Sem grandes perspectivas no colégio, Sakamoto tentou um pouco de tudo – ele prestou vestibular para agronomia, a profissão do pai, arquitetura, que ainda gosta muito, e passou um tempo fazendo fotografias. A cozinha chegou à sua vida meio por acaso. Aos 19 anos, com US$ 1 000 emprestados de um amigo, foi passar um período em Nova York. Fez entregas, lavou pratos, até que arranjou um bico com ajudante de cozinha. Um dia, foi recrutado para um evento no refinado Waldorf-Astoria Hotel e lá apaixonou-se culinária japonesa, ao ver um sushiman preparando uma barca enorme de sushis. “Ele era tratado como artista e aquilo me encantou.”
De volta ao Brasil e precisando de dinheiro para pagar o empréstimo que o levara aos Estados Unidos, Sakamoto continuou a saga como ajudante de sushiman, mesmo sem entender nada de peixe. Em sua casa, o cardápio era bem brasileiro: arroz, feijão e carne. Mas o cenário era diferente. A maioria dos sushimen do país eram senhores japoneses que haviam abandonado a lavoura para fazer comida à própria comunidade. Jovenzinho, Sakamoto começou a chamar a atenção atrás do balcão. “A clientela gostava de mim, os donos de restaurante gostavam de ver a clientela feliz”, diz Sakamoto. “Ganhei espaço e aproveitei a situação.”
Quando abriu as portas do Jun Sakamoto, em 2000, com a ajuda da mulher, Sakamoto já havia acumulado uma vasta experiência na cozinha. Em São Paulo, passou por diferentes estabelecimentos, incluindo os mais famosos da época, como o Komazushi, do chef Takamoto Hachinoche. E, hoje, sempre que pode ainda dá uma escapadinha para experimentar sushis no Japão. É de lá que veio a inspiração para os moldes do restaurante que quer montar em Nova York – e que terá apenas oito lugares, sem salão. “O Sawada, o meu preferido em Tóquio, tem apenas seis”, diz Sakamoto.

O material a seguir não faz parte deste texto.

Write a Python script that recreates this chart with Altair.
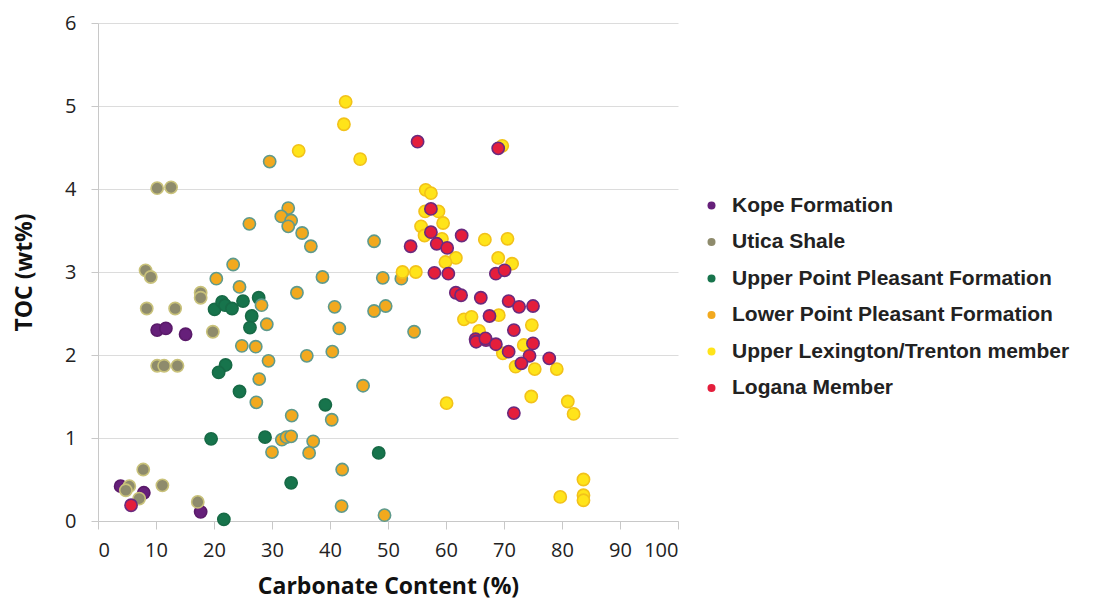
import altair as alt
import pandas as pd

series = ["Kope Formation", "Utica Shale", "Upper Point Pleasant Formation",
          "Lower Point Pleasant Formation", "Upper Lexington/Trenton member", "Logana Member"]
fills = ["#66207a", "#8e8b6c", "#17744c", "#f2a91e", "#ffe41a", "#e41e3c"]
strokes = ["#5a1a6a", "#c9c27a", "#176a46", "#5f9a8c", "#f2c21a", "#6a2a7e"]

kope_x = [3.9, 7.9, 17.7, 10.2, 11.7, 15.1]
kope_y = [0.42, 0.34, 0.11, 2.30, 2.32, 2.25]

utica_x = [10.2, 12.6, 8.2, 9.1, 8.4, 13.3, 17.7, 17.7, 19.8, 10.2, 11.4, 13.7, 7.8, 5.4, 4.8, 7.1, 11.1, 17.2]
utica_y = [4.01, 4.02, 3.02, 2.94, 2.56, 2.56, 2.75, 2.69, 2.28, 1.87, 1.87, 1.87, 0.62, 0.42, 0.37, 0.27, 0.43, 0.23]

upp_x = [20.1, 21.4, 21.9, 23.1, 25.0, 27.7, 26.5, 26.2, 22.0, 20.8, 24.4, 19.5, 28.8, 33.3, 21.7, 39.2, 48.4]
upp_y = [2.55, 2.64, 2.60, 2.56, 2.65, 2.69, 2.47, 2.33, 1.88, 1.79, 1.56, 0.99, 1.01, 0.46, 0.02, 1.40, 0.82]

lpp_x = [29.6, 32.8, 31.6, 33.3, 32.8, 26.1, 35.2, 36.7, 47.6, 23.3, 20.4, 24.4, 38.7, 49.1, 52.3,
         34.3, 28.2, 40.8, 47.6, 49.6, 29.1, 41.6, 54.5, 24.8, 27.2, 29.4, 36.0, 40.4, 27.8, 27.3,
         45.7, 33.4, 40.3, 30.0, 31.7, 32.5, 33.3, 37.1, 36.4, 42.1, 42.0, 49.4]
lpp_y = [4.33, 3.77, 3.67, 3.62, 3.55, 3.58, 3.47, 3.31, 3.37, 3.09, 2.92, 2.82, 2.94, 2.93, 2.92,
         2.75, 2.60, 2.58, 2.53, 2.59, 2.37, 2.32, 2.28, 2.11, 2.10, 1.93, 1.99, 2.04, 1.71, 1.43,
         1.63, 1.27, 1.22, 0.83, 0.98, 1.01, 1.02, 0.96, 0.82, 0.62, 0.18, 0.07]

ult_x = [42.7, 42.4, 34.6, 45.2, 69.7, 56.5, 57.4, 56.4, 58.7, 59.5, 55.7, 56.3, 59.3, 66.7, 70.6,
         61.7, 69.0, 59.9, 71.4, 52.5, 54.8, 69.1, 63.1, 64.4, 74.8, 65.7, 73.4, 69.8, 72.0, 75.3,
         79.1, 60.1, 74.7, 81.0, 82.0, 79.7, 83.7, 83.7, 83.7]
ult_y = [5.05, 4.78, 4.46, 4.36, 4.52, 3.99, 3.95, 3.73, 3.73, 3.59, 3.55, 3.44, 3.40, 3.39, 3.40,
         3.17, 3.17, 3.12, 3.10, 3.00, 3.00, 2.48, 2.43, 2.46, 2.36, 2.29, 2.12, 2.02, 1.86, 1.83,
         1.83, 1.42, 1.50, 1.44, 1.29, 0.29, 0.50, 0.31, 0.25]

log_x = [55.1, 69.0, 57.4, 57.4, 62.7, 53.9, 58.4, 60.2, 58.0, 60.4, 68.6, 70.1, 61.7, 62.6, 66.0,
         70.8, 72.6, 75.0, 67.5, 71.7, 65.1, 65.2, 66.9, 66.8, 68.6, 75.0, 70.8, 74.4, 73.0, 77.8,
         71.7, 5.7]
log_y = [4.57, 4.49, 3.76, 3.48, 3.44, 3.31, 3.34, 3.29, 2.99, 2.98, 2.98, 3.02, 2.75, 2.72, 2.69,
         2.65, 2.58, 2.59, 2.47, 2.30, 2.19, 2.16, 2.18, 2.20, 2.13, 2.14, 2.04, 1.99, 1.90, 1.96,
         1.30, 0.19]

all_x = [kope_x, utica_x, upp_x, lpp_x, ult_x, log_x]
all_y = [kope_y, utica_y, upp_y, lpp_y, ult_y, log_y]

rows = []
for i, (name, xs, ys) in enumerate(zip(series, all_x, all_y)):
    for x, y in zip(xs, ys):
        rows.append({"series": name, "carb": x, "toc": y, "z": i})
df = pd.DataFrame(rows)

chart = alt.Chart(df).mark_point(filled=True, shape="circle", size=150, strokeWidth=1.6, opacity=1).encode(
    x=alt.X("carb:Q", title="Carbonate Content (%)",
            scale=alt.Scale(domain=[0, 100], nice=False),
            axis=alt.Axis(values=list(range(0, 101, 10)), grid=False, tickSize=8,
                          labelFontSize=20, titleFontSize=23, titleFontWeight="bold",
                          labelFont="Open Sans", titleFont="Open Sans",
                          labelColor="#222", titleColor="#111", titlePadding=15, labelPadding=11,
                          domainColor="#c8c8c8", tickColor="#c8c8c8")),
    y=alt.Y("toc:Q", title="TOC (wt%)",
            scale=alt.Scale(domain=[0, 6], nice=False),
            axis=alt.Axis(values=list(range(0, 7)), grid=True, gridColor="#dcdcdc", tickSize=7,
                          labelFontSize=20, titleFontSize=23, titleFontWeight="bold",
                          labelFont="Open Sans", titleFont="Open Sans",
                          labelColor="#222", titleColor="#111", titlePadding=28, labelPadding=15,
                          domainColor="#c8c8c8", tickColor="#c8c8c8")),
    fill=alt.Fill("series:N", scale=alt.Scale(domain=series, range=fills),
                  legend=alt.Legend(title=None, orient="none", legendX=603, legendY=172,
                                    symbolType="circle", symbolSize=64, symbolStrokeWidth=0,
                                    labelFontSize=21, labelFont="Liberation Sans",
                                    labelFontWeight="bold", labelColor="#222", labelLimit=0,
                                    rowPadding=14.5, labelOffset=10)),
    stroke=alt.Stroke("series:N", scale=alt.Scale(domain=series, range=strokes), legend=None),
    order=alt.Order("z:Q"),
).properties(
    width=580, height=498,
    padding={"left": 5, "top": 5, "right": 0, "bottom": 6},
).configure_view(stroke=None)

chart.save("out.html", embed_options={"renderer": "svg", "actions": False})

Servir pouca gente é um deleite para Sakamoto. Mas, pragmático, ele já aprendeu que somente isso não é suficiente para manter um padrão de vida que ele gosta de ter – por isso, o empenho em manter todos os outros negócios e ampliá-los ainda mais. “A pessoa jurídica precisa pagar a conta da pessoa física”, diz Sakamoto. “Sem isso, não há paixão que se mantenha em pé.”